» Stated exercise
Scan the data below and pick out the lines containing the word "chart".

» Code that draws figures

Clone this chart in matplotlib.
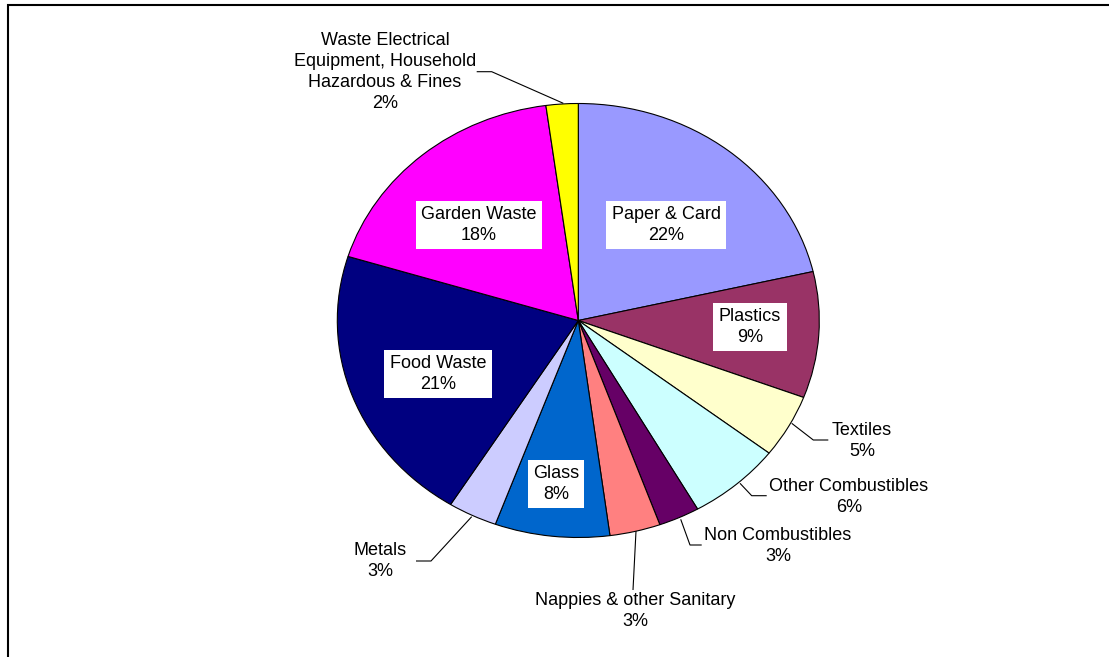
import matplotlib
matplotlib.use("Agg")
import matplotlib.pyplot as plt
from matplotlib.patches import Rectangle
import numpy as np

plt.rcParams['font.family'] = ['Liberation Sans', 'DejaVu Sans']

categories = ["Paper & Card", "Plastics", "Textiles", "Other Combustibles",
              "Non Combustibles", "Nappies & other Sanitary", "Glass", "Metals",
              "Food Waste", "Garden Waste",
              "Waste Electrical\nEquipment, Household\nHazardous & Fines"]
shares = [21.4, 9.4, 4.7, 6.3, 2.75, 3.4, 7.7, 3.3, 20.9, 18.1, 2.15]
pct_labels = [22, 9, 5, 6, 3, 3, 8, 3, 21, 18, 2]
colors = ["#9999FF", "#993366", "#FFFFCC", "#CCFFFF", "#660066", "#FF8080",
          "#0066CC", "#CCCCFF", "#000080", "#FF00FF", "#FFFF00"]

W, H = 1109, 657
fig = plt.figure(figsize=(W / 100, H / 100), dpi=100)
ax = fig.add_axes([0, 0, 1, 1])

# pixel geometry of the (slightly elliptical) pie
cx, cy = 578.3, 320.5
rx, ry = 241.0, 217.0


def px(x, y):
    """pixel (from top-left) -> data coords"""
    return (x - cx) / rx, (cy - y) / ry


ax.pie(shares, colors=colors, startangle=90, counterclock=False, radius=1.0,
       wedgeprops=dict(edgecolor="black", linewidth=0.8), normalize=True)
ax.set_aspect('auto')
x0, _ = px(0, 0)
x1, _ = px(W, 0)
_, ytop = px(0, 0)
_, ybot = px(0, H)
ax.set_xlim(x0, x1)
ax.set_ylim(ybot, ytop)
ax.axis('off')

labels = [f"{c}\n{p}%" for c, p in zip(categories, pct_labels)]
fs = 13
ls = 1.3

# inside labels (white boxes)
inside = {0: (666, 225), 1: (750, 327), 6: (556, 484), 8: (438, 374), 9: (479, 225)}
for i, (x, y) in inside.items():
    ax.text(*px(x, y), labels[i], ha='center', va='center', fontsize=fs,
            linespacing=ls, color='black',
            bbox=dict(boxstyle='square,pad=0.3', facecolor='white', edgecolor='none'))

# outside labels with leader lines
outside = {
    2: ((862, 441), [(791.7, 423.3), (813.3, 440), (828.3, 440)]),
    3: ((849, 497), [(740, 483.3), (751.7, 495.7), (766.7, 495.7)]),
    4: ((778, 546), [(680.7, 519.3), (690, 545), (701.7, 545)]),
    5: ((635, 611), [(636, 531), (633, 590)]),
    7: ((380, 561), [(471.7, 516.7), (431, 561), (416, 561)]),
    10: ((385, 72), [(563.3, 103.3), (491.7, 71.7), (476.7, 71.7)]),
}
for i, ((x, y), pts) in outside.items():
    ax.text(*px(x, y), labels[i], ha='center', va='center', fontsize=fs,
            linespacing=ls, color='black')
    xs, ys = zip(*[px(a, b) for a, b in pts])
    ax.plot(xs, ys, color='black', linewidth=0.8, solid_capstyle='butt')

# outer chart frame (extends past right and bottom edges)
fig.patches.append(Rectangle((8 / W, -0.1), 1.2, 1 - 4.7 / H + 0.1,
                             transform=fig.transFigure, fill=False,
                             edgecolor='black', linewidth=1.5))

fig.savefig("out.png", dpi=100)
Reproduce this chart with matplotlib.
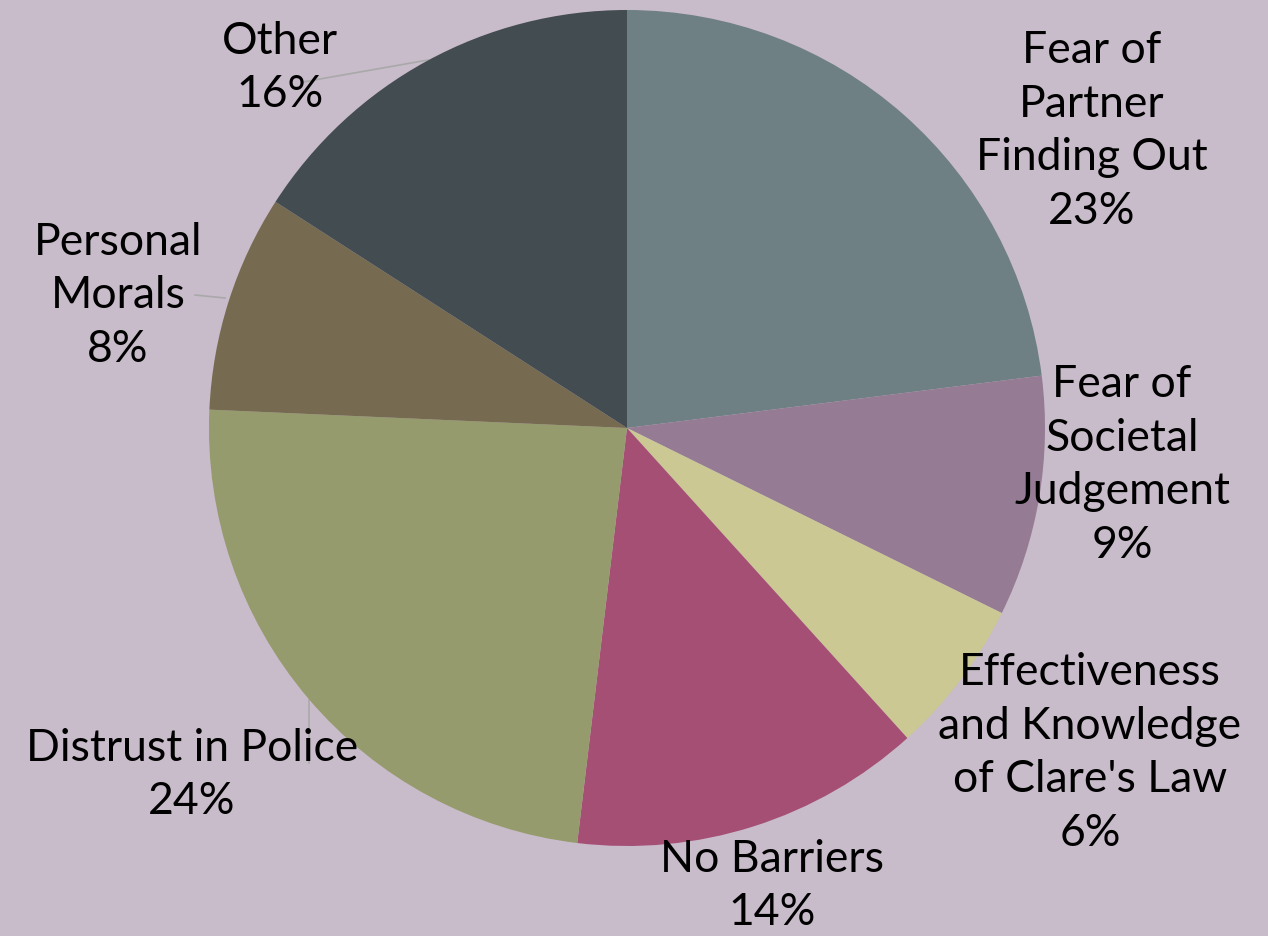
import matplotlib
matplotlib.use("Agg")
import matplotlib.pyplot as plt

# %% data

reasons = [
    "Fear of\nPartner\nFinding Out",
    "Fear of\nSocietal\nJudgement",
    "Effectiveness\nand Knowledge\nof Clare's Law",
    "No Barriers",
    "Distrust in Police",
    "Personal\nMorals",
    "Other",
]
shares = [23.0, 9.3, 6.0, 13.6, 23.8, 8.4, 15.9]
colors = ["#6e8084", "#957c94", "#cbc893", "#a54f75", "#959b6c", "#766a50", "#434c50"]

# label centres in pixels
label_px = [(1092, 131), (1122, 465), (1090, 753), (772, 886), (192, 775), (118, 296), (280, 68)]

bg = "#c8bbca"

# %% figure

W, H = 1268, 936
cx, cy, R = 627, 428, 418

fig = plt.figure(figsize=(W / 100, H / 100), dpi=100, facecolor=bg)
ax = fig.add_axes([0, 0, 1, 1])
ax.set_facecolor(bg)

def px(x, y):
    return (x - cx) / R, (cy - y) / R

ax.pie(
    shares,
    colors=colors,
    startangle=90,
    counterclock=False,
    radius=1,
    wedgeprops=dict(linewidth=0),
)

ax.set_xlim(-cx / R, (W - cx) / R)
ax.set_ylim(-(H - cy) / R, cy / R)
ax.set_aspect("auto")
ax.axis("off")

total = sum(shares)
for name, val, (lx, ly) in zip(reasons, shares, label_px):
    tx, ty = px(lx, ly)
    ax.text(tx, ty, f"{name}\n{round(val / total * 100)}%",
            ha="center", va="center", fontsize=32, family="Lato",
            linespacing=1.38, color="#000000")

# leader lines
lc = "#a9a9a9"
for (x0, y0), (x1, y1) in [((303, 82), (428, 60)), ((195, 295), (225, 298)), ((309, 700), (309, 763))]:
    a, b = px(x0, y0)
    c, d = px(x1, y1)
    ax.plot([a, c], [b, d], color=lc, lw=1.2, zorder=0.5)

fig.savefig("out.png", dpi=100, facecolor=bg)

» Response to the task
Clone this chart in matplotlib.
# outer chart frame (extends past right and bottom edges)
Reproduce this chart with matplotlib.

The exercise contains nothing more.